Each allocation group will cache about 8Mb * 8 cache slots and use about 256Kb for each of it's 26 arenas ... that's about 70Mb per allocator, or 140Mb for both allocators (that's, of course, once you saturate the allocators and they are in full use).

You can try using the system's memory allocators, or jamalloc, but I think optimizing the facil.io allocators should give better results.

Shouldn't the async queue be bounded

I don't think it's safe to have the async queue add back-pressure.

IMHO, Placing pressure on the async queue should be allowed and security concerns about this issue should be handled up-stream.

For example, HTTP connections allow only a single HTTP request to be handled at a time (per client), preventing any client from request-flooding. The WebSocket logic also pauses and resumes the incoming IO in an attempts to prevent a fast client from flooding the server.

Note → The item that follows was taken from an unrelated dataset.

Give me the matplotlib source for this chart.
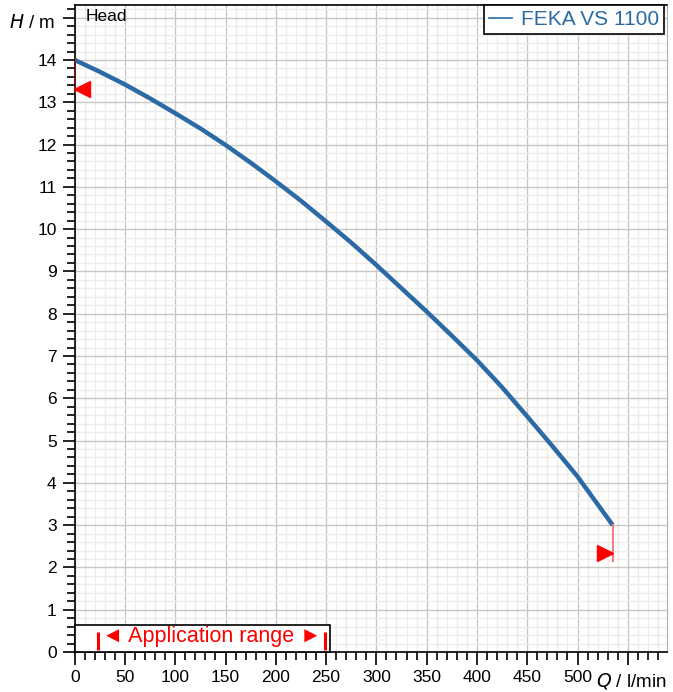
import numpy as np
import matplotlib.pyplot as plt
from matplotlib.lines import Line2D
from matplotlib.patches import Rectangle
from matplotlib.ticker import MultipleLocator

plt.rcParams['font.family'] = ['Liberation Sans', 'DejaVu Sans']

# pump curve
q_flow = [0, 25, 50, 75, 100, 125, 150, 175, 200, 225, 250, 275, 300,
          325, 350, 375, 400, 425, 450, 475, 500, 535]
h_head = [14.0, 13.72, 13.42, 13.09, 12.74, 12.38, 11.99, 11.57, 11.13, 10.67, 10.18, 9.68, 9.15,
          8.60, 8.05, 7.48, 6.90, 6.26, 5.57, 4.87, 4.15, 3.0]
series_name = 'FEKA VS 1100'
x_ticks = [0, 50, 100, 150, 200, 250, 300, 350, 400, 450, 500, 550]
x_labels = ['0', '50', '100', '150', '200', '250', '300', '350', '400', '450', '500', '']
y_ticks = list(range(0, 16))
y_labels = [str(v) for v in range(0, 15)] + ['']
app_range = [23, 249]

blue = '#2c6aa5'
red = '#ff0000'

fig = plt.figure(figsize=(6.73, 6.92), dpi=100)
ax = fig.add_axes([74.7 / 673, 40 / 692, (667 - 74.7) / 673, (652 - 5) / 692])

ax.set_xlim(0, 589)
ax.set_ylim(0, 15.3)

# grid
ax.xaxis.set_major_locator(MultipleLocator(50))
ax.xaxis.set_minor_locator(MultipleLocator(10))
ax.yaxis.set_major_locator(MultipleLocator(1))
ax.yaxis.set_minor_locator(MultipleLocator(0.2))
ax.grid(which='major', color='#c8c8c8', lw=1.0, zorder=0)
ax.grid(which='minor', color='#eeece8', lw=1.0, zorder=0)
ax.set_axisbelow(True)

ax.set_xticks(x_ticks)
ax.set_xticklabels(x_labels)
ax.set_yticks(y_ticks)
ax.set_yticklabels(y_labels)
ax.tick_params(which='major', direction='out', length=9, width=1.2, labelsize=12.5, pad=4)
ax.tick_params(which='minor', direction='out', length=6, width=1.2)
ax.tick_params(axis='x', which='both', top=False)
ax.tick_params(axis='y', which='both', right=False)

for s in ['left', 'bottom', 'top']:
    ax.spines[s].set_color('black')
    ax.spines[s].set_linewidth(1.2)
ax.spines['right'].set_color('#b0b0b0')
ax.spines['right'].set_linewidth(0.8)

# curve
ax.plot(q_flow, h_head, color=blue, lw=3.2, solid_capstyle='butt',
        solid_joinstyle='round', zorder=4)

# operating limits
ax.plot([q_flow[0], q_flow[0]], [h_head[0], 13.22], color='#c00000', lw=1.2, zorder=5)
ax.plot([7.5], [13.31], marker='<', color=red, ms=12, zorder=6, clip_on=False)
ax.plot([q_flow[-1], q_flow[-1]], [h_head[-1], 2.16], color='#f08080', lw=1.5, zorder=5)
ax.plot([527.5], [2.34], marker='>', color=red, ms=12, zorder=6)

# application range box
ax.add_patch(Rectangle((0, 0), 254, 0.64, facecolor='white', edgecolor='black',
                       lw=1.2, zorder=7, clip_on=False))
for q in app_range:
    ax.plot([q, q], [0.04, 0.47], color=red, lw=2.2, zorder=8, solid_capstyle='butt')
ax.text(136, 0.37, '\u25c4 Application range \u25ba', color=red, fontsize=15.5,
        ha='center', va='center', zorder=9)

# labels
ax.text(0.018, 0.994, 'Head', transform=ax.transAxes, fontsize=12.5, va='top', ha='left')
fig.text(9 / 673, 1 - 23 / 692, r'$H$ / m', fontsize=13.5, ha='left', va='center')
fig.text(596 / 673, 1 - 681 / 692, r'$Q$ / l/min', fontsize=13.5, ha='left', va='center')

leg = ax.legend(handles=[Line2D([], [], color=blue, lw=1.2)], labels=[series_name],
                loc='upper right', fontsize=15, handlelength=1.1, handletextpad=0.4,
                borderaxespad=0, fancybox=False, framealpha=1, edgecolor='black',
                labelcolor=blue, borderpad=0.25, bbox_to_anchor=(0.995, 1.0))
leg.get_frame().set_linewidth(1.2)

fig.savefig('out.png', dpi=100)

This doesn't promise queue flooding security, as this also depends on the rest of the code - but it does prevent request/message flooding.

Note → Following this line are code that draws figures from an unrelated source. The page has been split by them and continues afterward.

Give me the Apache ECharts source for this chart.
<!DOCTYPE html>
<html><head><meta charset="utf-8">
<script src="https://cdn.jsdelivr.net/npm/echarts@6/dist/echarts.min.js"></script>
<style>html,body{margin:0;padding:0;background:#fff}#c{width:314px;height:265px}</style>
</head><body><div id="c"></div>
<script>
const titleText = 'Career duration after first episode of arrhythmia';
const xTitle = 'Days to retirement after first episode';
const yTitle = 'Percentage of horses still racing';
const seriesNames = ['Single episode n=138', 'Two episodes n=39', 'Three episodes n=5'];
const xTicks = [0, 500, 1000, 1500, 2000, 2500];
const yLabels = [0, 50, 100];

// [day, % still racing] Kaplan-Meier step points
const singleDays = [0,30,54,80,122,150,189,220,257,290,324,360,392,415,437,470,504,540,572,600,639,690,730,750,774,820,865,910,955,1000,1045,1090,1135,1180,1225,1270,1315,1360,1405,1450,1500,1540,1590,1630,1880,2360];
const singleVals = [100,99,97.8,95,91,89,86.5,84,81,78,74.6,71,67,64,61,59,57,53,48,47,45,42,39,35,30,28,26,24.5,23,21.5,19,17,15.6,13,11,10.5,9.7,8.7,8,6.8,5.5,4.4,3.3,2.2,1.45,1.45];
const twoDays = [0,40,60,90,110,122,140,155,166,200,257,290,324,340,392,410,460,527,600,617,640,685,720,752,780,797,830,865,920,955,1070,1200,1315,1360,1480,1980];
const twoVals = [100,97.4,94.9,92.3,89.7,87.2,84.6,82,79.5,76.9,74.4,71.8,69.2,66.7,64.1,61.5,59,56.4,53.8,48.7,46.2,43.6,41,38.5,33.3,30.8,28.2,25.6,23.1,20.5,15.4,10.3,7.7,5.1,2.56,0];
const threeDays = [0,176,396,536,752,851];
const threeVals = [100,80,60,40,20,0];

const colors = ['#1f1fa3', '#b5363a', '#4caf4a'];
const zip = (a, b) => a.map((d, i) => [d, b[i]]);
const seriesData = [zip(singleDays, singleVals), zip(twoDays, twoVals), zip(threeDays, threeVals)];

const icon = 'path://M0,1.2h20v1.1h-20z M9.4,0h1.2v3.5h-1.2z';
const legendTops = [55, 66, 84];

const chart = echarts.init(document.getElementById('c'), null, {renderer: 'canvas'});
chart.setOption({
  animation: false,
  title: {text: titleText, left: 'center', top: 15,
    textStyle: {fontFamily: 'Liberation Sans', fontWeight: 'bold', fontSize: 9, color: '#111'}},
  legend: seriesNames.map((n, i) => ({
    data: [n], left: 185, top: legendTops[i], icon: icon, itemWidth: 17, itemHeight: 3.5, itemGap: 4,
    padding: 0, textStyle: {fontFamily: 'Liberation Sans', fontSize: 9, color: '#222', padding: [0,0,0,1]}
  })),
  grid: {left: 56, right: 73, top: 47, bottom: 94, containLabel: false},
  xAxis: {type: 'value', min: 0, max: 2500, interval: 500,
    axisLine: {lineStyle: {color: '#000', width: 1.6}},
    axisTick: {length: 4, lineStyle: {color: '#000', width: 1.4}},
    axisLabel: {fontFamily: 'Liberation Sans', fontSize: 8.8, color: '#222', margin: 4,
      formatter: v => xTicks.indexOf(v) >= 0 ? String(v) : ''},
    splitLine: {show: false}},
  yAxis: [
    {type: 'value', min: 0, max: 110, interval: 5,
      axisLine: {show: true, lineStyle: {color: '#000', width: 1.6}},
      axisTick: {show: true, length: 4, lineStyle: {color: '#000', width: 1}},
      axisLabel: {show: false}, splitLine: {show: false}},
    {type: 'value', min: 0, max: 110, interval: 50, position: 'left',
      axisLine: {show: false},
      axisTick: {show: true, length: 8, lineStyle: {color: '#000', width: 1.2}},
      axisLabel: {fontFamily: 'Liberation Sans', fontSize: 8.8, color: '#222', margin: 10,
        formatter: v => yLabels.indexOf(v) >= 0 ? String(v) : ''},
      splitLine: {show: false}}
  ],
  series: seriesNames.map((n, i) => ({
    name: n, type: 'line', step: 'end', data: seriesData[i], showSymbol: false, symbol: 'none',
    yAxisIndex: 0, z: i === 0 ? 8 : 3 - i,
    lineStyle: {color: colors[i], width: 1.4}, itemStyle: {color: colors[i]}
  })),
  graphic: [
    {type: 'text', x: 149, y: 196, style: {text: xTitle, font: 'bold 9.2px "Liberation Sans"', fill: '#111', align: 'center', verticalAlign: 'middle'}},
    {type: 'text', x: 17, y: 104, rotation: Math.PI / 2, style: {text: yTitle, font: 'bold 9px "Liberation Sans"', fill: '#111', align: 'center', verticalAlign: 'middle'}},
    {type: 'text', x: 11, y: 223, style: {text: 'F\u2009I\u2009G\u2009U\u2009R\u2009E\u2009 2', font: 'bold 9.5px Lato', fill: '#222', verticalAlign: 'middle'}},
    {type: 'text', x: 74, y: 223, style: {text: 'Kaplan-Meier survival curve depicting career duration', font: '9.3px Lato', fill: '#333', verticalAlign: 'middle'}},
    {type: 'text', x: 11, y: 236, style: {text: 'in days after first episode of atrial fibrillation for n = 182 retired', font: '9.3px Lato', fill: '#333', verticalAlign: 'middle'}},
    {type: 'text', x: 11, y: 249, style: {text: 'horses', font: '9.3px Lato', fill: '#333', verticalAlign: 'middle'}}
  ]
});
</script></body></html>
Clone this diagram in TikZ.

IMHO, the most likely scenario would be that unscheduled tasks will be performed immediately, which might cause some tasks to run on the wrong thread or for possible deadlocks to occur. Having a memory hungrier queue (or having the worker process crashing) seems much safer.

boazsegev commented 11 months ago

FYI: the pubsub_clustering branch was merged and ... keep me posted about the error you found in the facil.io code base.

michaellenaghan commented 11 months ago

Probably easier to just show you:

https://github.com/facil-io/cstl/blob/c4d5a426c62d38897e7412373857fddbfe55172d/fio-stl/102%20queue.h#L469-L499

Line 493 should be moved to just before line 498. The unsynchronized access to q->mem could cause the wrong decision to be made about freeing the task ring.

In my opinion lines 472 and 473 should also be deleted — or q->count should become atomic. The unsynchronized access could cause the function to return a "NULL task" when there are in fact tasks.